Rechtspolitik: Gaffern muss man Grenzen setzen
Immer öfter behindern Schaulustige Rettungsarbeiten. Strafgesetze dagegen gibt es schon. Aber das genügt noch nicht. Ein Kommentar.
Man muss nicht Psychologie studiert haben, um zu wissen, was Menschen zu Schaulustigen macht: Erstens ist es das Ereignis an sich, der Unfall, die Katastrophe, das Feuer, das die Routine unterbricht; dann die Erleichterung, nicht selbst betroffen zu sein; schließlich die Möglichkeit, das Erlebte als Geschichte zu verbreiten, um andere ähnlich empfinden zu lassen und sich selbst in den Mittelpunkt zu rücken. Gerade bei Unfällen meinen wir, der Schaulustige müsse von Scham und Schuld erdrückt werden. Oft ist das Gegenteil der Fall. Gaffen macht glücklich.
So viel dazu, weshalb die soziale Stigmatisierung des Gaffens versagt. Und es nun, wie oft, das Strafrecht richten soll. Niedersachsen und Berlin treiben dazu im Bundesrat ein Gesetz voran. Keine Sorge, weil das Strafrecht allzu Menschliches nicht verbieten sollte, bleibt Gaffen erlaubt. Doch verfügt die anthropologische Konstante, sich am Unglück anderer zu weiden, seit ein paar Jahren über eine technische Erweiterung. Das Smartphone ist das Werkzeug des Gaffers. Erst die Dokumentation vervollständigt das Erlebnis. Die Polizeiberichte häufen sich, in denen darüber geklagt wird, wie Rettungsarbeiten durch Filmaufnahmen behindert werden, die sich anschließend sogar im Internet wiederfinden.
Derartiges ist im Prinzip schon jetzt strafbar. Paragraf 201a droht Gaffern Haft bis zu zwei Jahren an, die Fotos oder Videos machen, in denen „die Hilflosigkeit einer anderen Person zur Schau“ gestellt wird. Aber weder Polizisten noch Retter haben Zeit, sich im Fall der Fälle darum zu kümmern. Die meisten Video-Gaffer dürften die Vorschrift nicht kennen. Ähnlich wird es später dann der Vorschrift ergehen, die Berlin und Niedersachsen in den Paragrafen einfügen wollen. Danach soll sich das Verbot nicht nur auf hilflose, sondern auch auf Verstorbene beziehen. Doch wer rücksichtslos Sterbende filmt, filmt Tote erst recht.
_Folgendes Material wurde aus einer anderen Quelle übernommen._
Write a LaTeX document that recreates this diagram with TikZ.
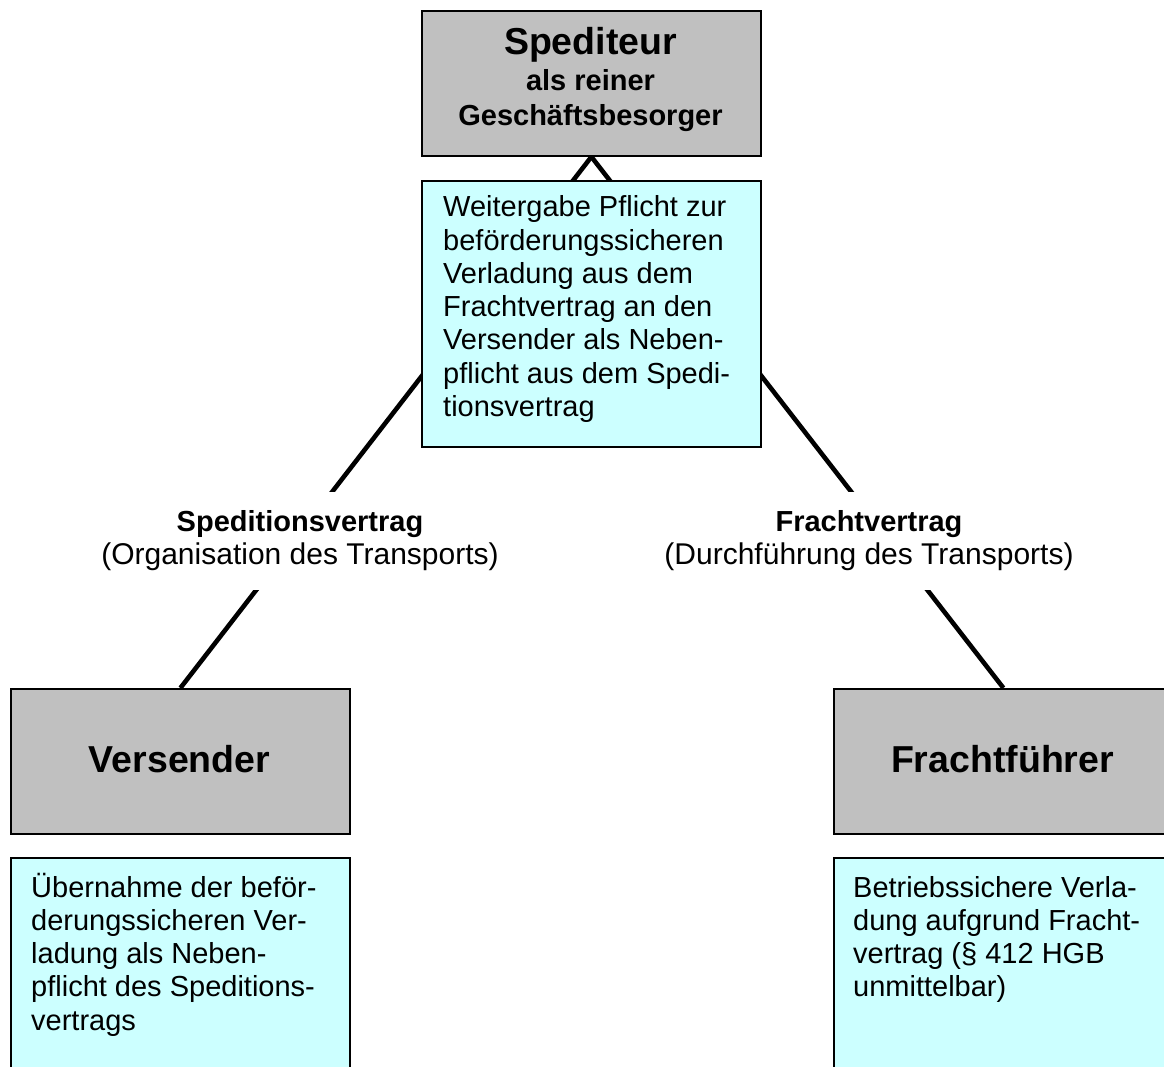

Als tauglicher kann sich der zweite Vorschlag der Länder erweisen, ein neuer Paragraf 115, der bestraft, wer Rettungsdienste oder Katastrophenschutz bei ihrem Einsatz „behindert“. Behindern heißt: Wer den Einsatzkräften nicht umgehend den Weg freimacht, ist dran. Wer seine Kamera in den Weg hält, auch.
Das wäre etwas, das jeder kapiert. Ein klares Signal. Es verwundert, dass Bundesschutzlückenminister Heiko Maas (SPD) hier noch nicht sein Justizministerium aufs Gleis gesetzt hat. Freilich bringt der Vorstoß nur etwas, wenn er entsprechend kommuniziert wird. Es wäre ein Strafgesetz, für das wirklich geworben werden könnte, auf Plakaten, in Anzeigen und Werbespots. Geht, ihr Gaffer! Oder helft! Seine Schaulust wird dem Menschen nicht auszutreiben sein. Aber dieses Gesetz könnte helfen, sie wieder in diejenigen Bahnen zu lenken, die sie für alle noch erträglich machen.